O avanço do conhecimento científico vem demonstrando, de forma cada vez mais nítida, a existência do LOGOS, ou seja, a ordem intrínseca e inerente à matéria e à energia, os elementos fundamentais que formam o universo. Toda a matéria existente é formada pelas mesmas partículas, que se organizam segundo leis naturais definidas e previsíveis. O conhecimento de tais leis, embora recente e ainda precário, é suficiente para comprovar e demonstrar o Logos como a essência, o ponto de partida e de chegada de tudo que existe, existiu ou que existirá.

 

Em síntese, o evangelista João objetivou, neste verso, basicamente informar que houve um período infinito de tempo, anterior à existência do universo tal qual o conhecemos, durante o qual o Logos, a essência do Criador, o próprio Deus, a sabedoria suprema, se fazia presente e mesclado no tecido do espaço-tempo, assim como ocorre no momento presente e continuará a ocorrer na eternidade futura.

 

A compreensão desta realidade, entretanto, está fora do limite de nossa capacidade enquanto seres materiais, sujeitos, portanto, às limitações impostas pela matéria.

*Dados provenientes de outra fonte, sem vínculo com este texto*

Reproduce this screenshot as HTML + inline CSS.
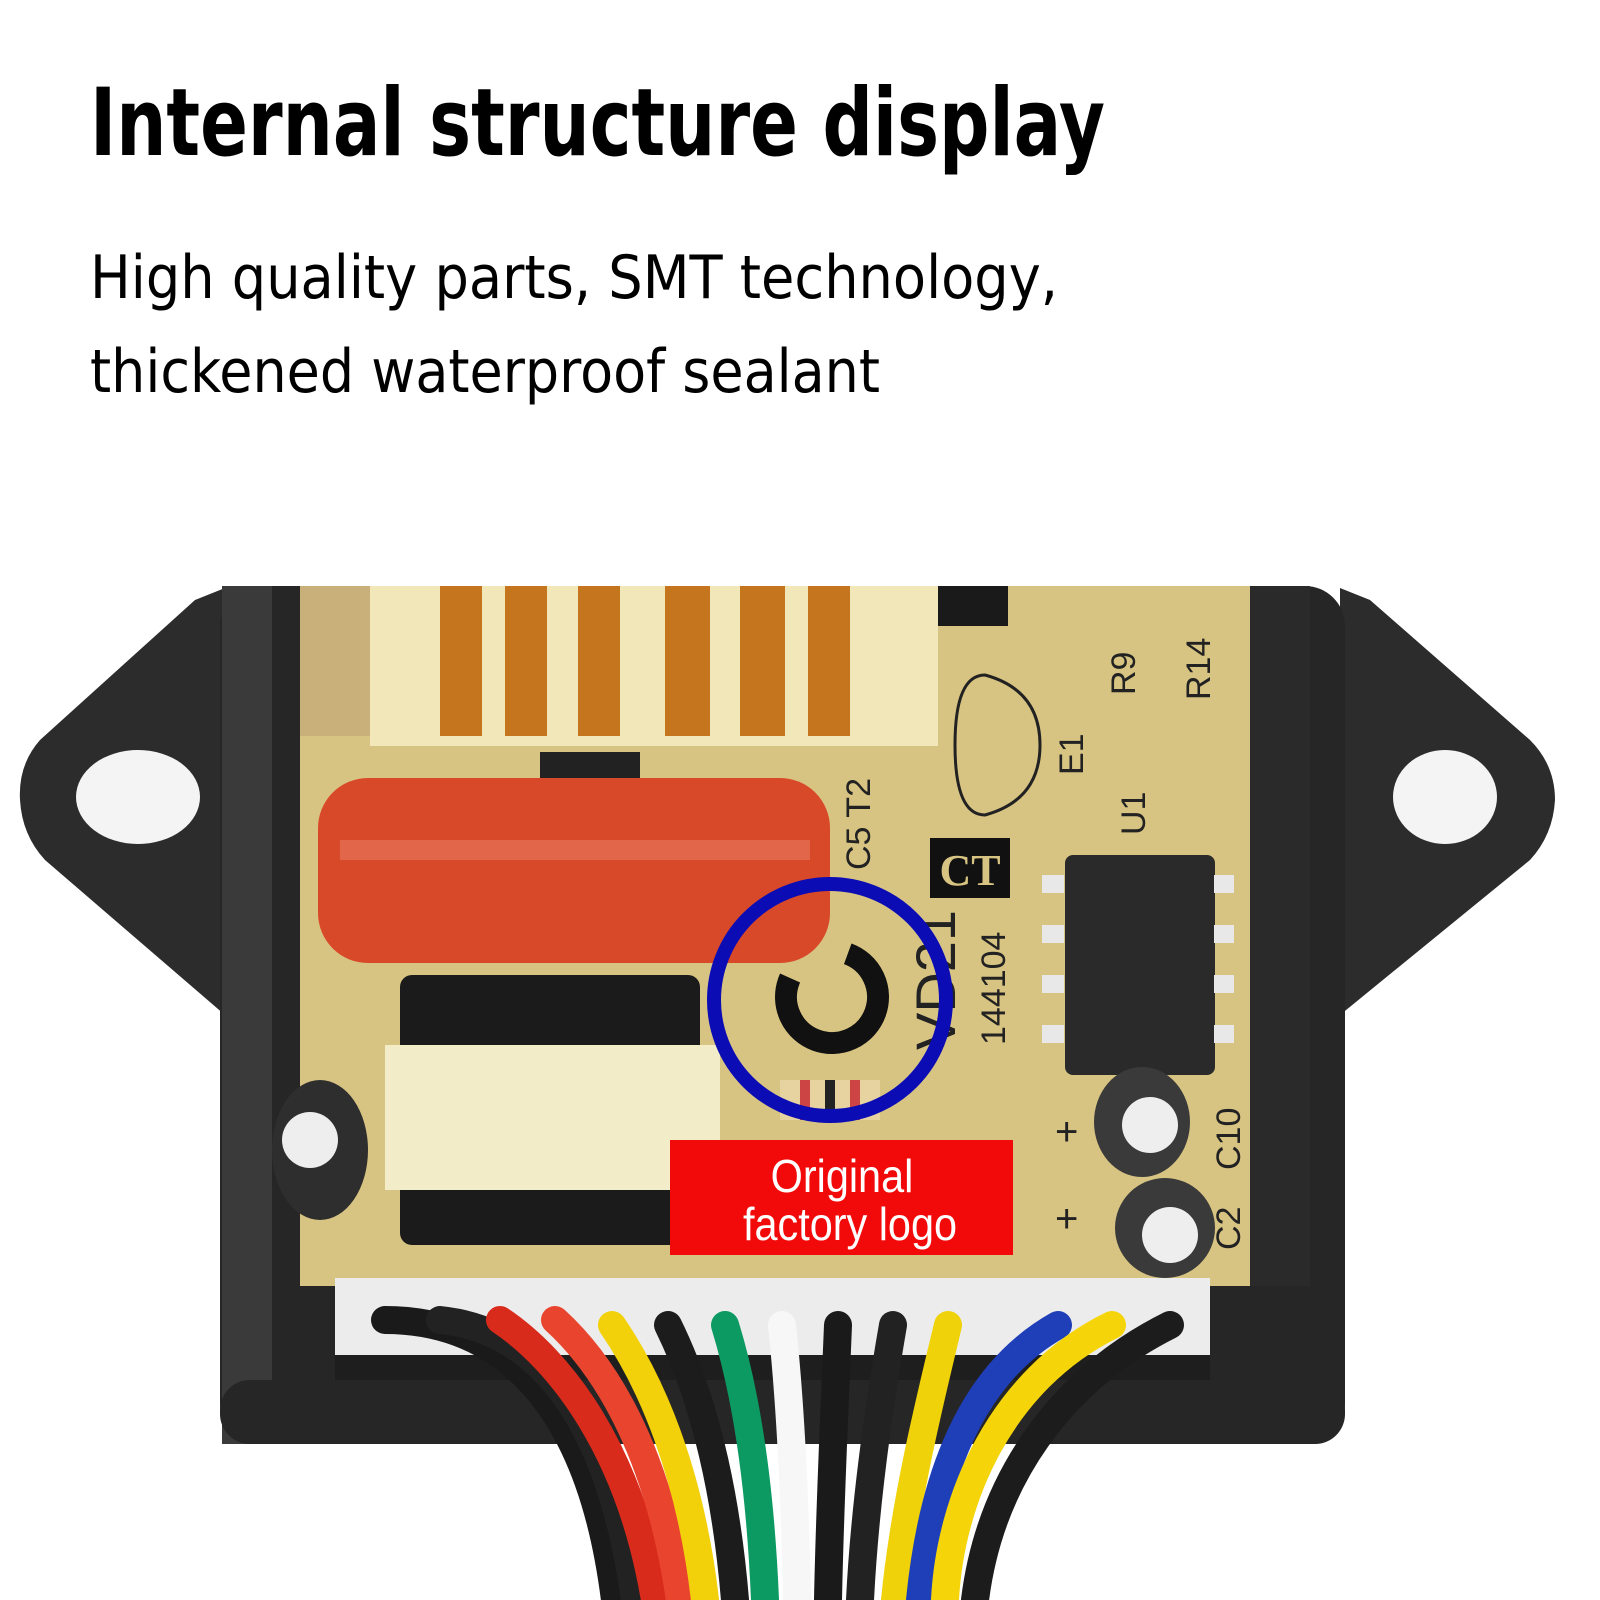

Mesmo estando presos ao mundo físico, entretanto, é possível que haja percepção, mesmo que tênue, da realidade energética e espiritual do universo.

 

O processo de amadurecimento espiritual será mais rápido, mais lento ou até mesmo inexistente, na medida em que formos nos tornando capazes de ver além da realidade material na qual estamos inseridos. O logos se fez matéria e fez com que a matéria evoluisse de sua brutalidade, adquirindo vida, consciência e, por fim, a capacidade de adquirir a mesma natureza espiritual que lhe deu origem, tornando-se semelhante a si mesmo, ao Criador. Porque agora vemos como por espelho, em enigma, mas então veremos face a face; agora conheço em parte, mas então conhecerei plenamente, como também sou plenamente conhecido.(1 Coríntios 13:12)

 

O que acabamos de dizer serve como uma abordagem preliminar e resumida sobre o Logos, o mais complexo, abrangente e inesgotável objeto de estudo e reflexão ao qual a razão pode se lançar. Posteriormente serão adicionadas reflexões complementares, visando dar ao tema conteúdo compatível com sua grandeza.